From the listing below, copy word for word every line starting at the one that includes "Generate a component" and ending at the one that includes "import * as"; the pictures are omitted.

-- START --

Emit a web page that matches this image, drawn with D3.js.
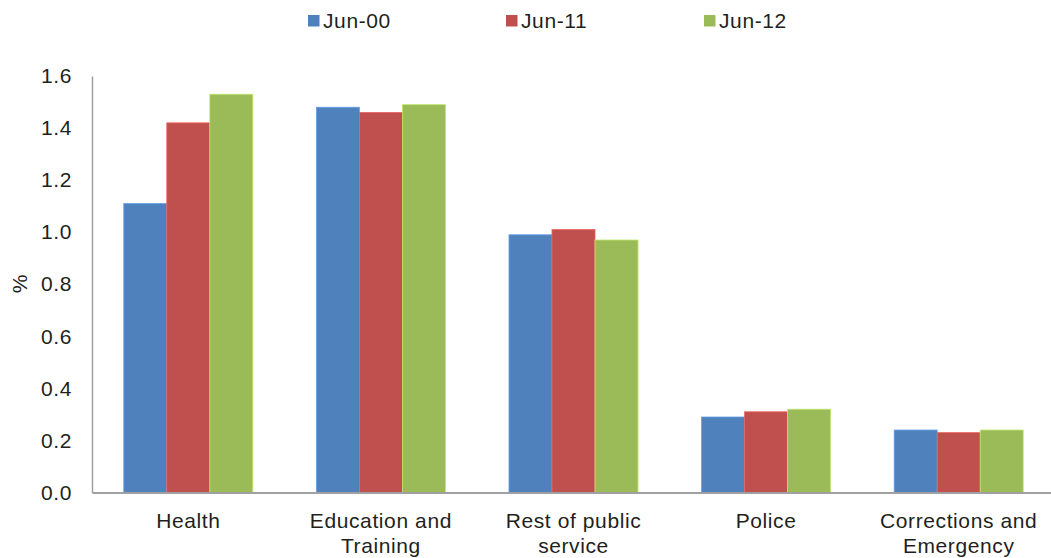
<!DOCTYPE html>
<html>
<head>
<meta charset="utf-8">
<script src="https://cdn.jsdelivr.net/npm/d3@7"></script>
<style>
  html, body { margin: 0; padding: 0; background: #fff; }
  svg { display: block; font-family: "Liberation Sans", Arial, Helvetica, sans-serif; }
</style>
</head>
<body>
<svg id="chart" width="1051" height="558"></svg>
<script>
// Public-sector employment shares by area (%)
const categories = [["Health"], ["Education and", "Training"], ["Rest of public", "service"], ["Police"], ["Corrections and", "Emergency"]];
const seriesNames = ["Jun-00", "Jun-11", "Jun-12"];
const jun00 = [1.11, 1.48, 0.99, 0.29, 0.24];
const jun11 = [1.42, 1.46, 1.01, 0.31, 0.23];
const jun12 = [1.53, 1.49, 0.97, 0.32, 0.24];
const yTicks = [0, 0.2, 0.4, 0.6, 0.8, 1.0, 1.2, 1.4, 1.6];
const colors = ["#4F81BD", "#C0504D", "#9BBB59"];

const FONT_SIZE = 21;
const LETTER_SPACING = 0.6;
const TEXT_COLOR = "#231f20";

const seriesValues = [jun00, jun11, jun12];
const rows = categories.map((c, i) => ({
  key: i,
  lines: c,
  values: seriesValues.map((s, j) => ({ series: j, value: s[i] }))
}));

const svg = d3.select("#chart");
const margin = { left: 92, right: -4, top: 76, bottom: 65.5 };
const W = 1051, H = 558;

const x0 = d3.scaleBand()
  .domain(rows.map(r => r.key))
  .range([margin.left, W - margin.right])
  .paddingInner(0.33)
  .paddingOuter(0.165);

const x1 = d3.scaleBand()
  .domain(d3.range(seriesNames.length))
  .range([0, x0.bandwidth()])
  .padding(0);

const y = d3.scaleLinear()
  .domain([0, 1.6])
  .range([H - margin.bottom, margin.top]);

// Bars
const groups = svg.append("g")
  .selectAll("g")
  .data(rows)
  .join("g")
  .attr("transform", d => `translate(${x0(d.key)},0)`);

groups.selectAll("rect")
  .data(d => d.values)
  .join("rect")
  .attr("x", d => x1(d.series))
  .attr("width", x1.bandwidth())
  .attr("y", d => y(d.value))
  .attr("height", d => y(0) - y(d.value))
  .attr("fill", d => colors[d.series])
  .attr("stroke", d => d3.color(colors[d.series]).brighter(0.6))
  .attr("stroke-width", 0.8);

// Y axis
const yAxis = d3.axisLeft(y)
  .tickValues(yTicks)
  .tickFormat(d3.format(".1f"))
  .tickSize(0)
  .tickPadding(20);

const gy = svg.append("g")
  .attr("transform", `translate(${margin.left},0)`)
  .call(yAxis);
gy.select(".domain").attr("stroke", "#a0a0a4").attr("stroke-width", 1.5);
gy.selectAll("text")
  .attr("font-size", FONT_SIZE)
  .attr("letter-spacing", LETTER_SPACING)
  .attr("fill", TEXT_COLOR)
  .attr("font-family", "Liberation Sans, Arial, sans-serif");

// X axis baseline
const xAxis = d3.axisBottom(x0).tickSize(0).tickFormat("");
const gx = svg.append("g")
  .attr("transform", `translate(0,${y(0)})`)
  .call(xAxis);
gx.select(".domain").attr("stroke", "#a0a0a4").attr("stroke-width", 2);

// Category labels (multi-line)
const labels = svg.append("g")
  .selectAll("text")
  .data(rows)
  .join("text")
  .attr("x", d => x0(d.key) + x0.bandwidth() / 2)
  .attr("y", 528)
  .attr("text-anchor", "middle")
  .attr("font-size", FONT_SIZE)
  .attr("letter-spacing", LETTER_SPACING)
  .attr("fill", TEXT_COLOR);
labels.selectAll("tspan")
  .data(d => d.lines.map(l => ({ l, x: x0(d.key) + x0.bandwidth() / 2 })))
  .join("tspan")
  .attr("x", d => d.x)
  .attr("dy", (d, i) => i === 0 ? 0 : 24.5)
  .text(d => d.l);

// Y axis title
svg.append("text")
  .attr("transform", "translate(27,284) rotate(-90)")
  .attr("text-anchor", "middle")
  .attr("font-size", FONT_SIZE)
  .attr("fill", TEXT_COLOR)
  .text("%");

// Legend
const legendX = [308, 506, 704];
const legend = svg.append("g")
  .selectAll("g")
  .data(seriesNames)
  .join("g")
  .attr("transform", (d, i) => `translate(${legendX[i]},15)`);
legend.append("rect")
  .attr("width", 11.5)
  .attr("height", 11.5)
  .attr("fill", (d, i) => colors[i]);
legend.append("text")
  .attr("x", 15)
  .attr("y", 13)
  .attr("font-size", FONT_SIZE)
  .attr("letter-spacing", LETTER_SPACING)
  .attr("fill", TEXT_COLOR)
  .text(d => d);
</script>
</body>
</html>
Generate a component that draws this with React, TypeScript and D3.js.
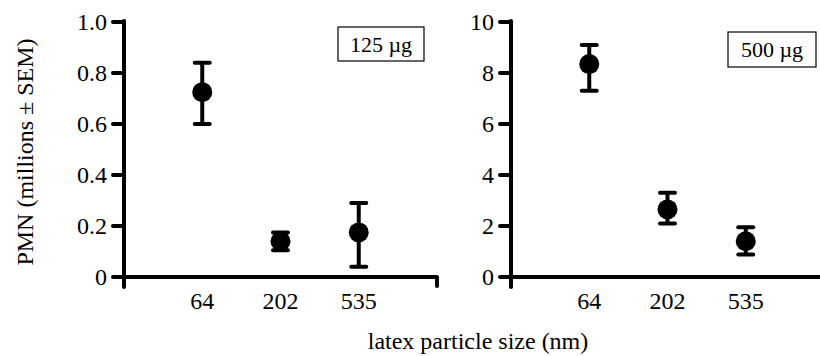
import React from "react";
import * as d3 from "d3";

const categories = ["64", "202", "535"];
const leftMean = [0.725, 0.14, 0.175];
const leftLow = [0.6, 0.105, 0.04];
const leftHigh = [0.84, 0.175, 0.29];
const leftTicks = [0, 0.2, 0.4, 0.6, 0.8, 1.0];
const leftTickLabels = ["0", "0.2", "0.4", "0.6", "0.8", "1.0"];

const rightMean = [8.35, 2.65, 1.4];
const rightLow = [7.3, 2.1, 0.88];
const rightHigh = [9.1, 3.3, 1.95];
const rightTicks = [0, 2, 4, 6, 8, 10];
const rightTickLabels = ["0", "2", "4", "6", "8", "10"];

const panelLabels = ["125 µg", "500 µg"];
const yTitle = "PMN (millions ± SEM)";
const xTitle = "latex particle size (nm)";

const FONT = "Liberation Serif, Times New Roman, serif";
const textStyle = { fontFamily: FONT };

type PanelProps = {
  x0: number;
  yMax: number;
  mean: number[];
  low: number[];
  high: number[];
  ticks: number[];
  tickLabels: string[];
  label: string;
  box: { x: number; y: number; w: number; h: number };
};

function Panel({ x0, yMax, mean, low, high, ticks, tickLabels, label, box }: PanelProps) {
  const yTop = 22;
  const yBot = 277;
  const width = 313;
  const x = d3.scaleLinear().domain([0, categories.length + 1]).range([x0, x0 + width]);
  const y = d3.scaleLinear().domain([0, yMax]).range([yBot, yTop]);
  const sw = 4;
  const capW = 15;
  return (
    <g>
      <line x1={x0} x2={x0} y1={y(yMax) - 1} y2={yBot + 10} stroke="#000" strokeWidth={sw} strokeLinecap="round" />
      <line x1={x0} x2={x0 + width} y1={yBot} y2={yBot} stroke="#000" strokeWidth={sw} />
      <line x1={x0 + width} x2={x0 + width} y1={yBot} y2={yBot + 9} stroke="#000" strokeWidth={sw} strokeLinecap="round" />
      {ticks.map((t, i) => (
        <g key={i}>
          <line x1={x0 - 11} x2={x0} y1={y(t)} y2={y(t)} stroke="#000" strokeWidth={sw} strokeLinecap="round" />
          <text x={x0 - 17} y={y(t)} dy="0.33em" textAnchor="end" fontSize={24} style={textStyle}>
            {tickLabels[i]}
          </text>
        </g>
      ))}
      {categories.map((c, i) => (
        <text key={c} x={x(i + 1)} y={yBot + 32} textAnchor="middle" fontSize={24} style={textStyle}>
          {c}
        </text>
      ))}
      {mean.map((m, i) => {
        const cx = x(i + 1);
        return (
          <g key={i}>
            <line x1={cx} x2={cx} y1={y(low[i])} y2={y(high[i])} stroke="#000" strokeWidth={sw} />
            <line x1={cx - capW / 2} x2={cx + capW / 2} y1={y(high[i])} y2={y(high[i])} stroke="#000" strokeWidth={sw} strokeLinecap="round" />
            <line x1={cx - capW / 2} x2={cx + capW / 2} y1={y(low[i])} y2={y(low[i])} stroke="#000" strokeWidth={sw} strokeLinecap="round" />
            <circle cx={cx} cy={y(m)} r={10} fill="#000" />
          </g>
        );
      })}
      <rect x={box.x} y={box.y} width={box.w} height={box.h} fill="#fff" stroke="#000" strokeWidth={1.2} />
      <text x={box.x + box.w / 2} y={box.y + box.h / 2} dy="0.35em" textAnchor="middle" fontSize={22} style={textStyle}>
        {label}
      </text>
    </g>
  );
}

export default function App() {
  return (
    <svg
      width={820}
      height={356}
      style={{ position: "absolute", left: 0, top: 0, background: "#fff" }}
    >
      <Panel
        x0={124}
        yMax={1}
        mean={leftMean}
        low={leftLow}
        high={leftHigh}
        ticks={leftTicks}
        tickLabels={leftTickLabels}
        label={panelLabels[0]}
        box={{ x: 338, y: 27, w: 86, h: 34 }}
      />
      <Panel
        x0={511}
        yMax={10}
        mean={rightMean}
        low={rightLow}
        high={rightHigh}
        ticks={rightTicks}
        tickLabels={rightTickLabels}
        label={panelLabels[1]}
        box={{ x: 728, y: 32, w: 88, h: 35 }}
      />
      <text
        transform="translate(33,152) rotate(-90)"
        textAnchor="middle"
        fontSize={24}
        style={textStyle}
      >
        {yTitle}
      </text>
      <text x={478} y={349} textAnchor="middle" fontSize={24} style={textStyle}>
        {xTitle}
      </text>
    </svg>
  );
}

-- END --

* Exercise output:
Generate a component that draws this with React, TypeScript and D3.js.
import React from "react";
import * as d3 from "d3";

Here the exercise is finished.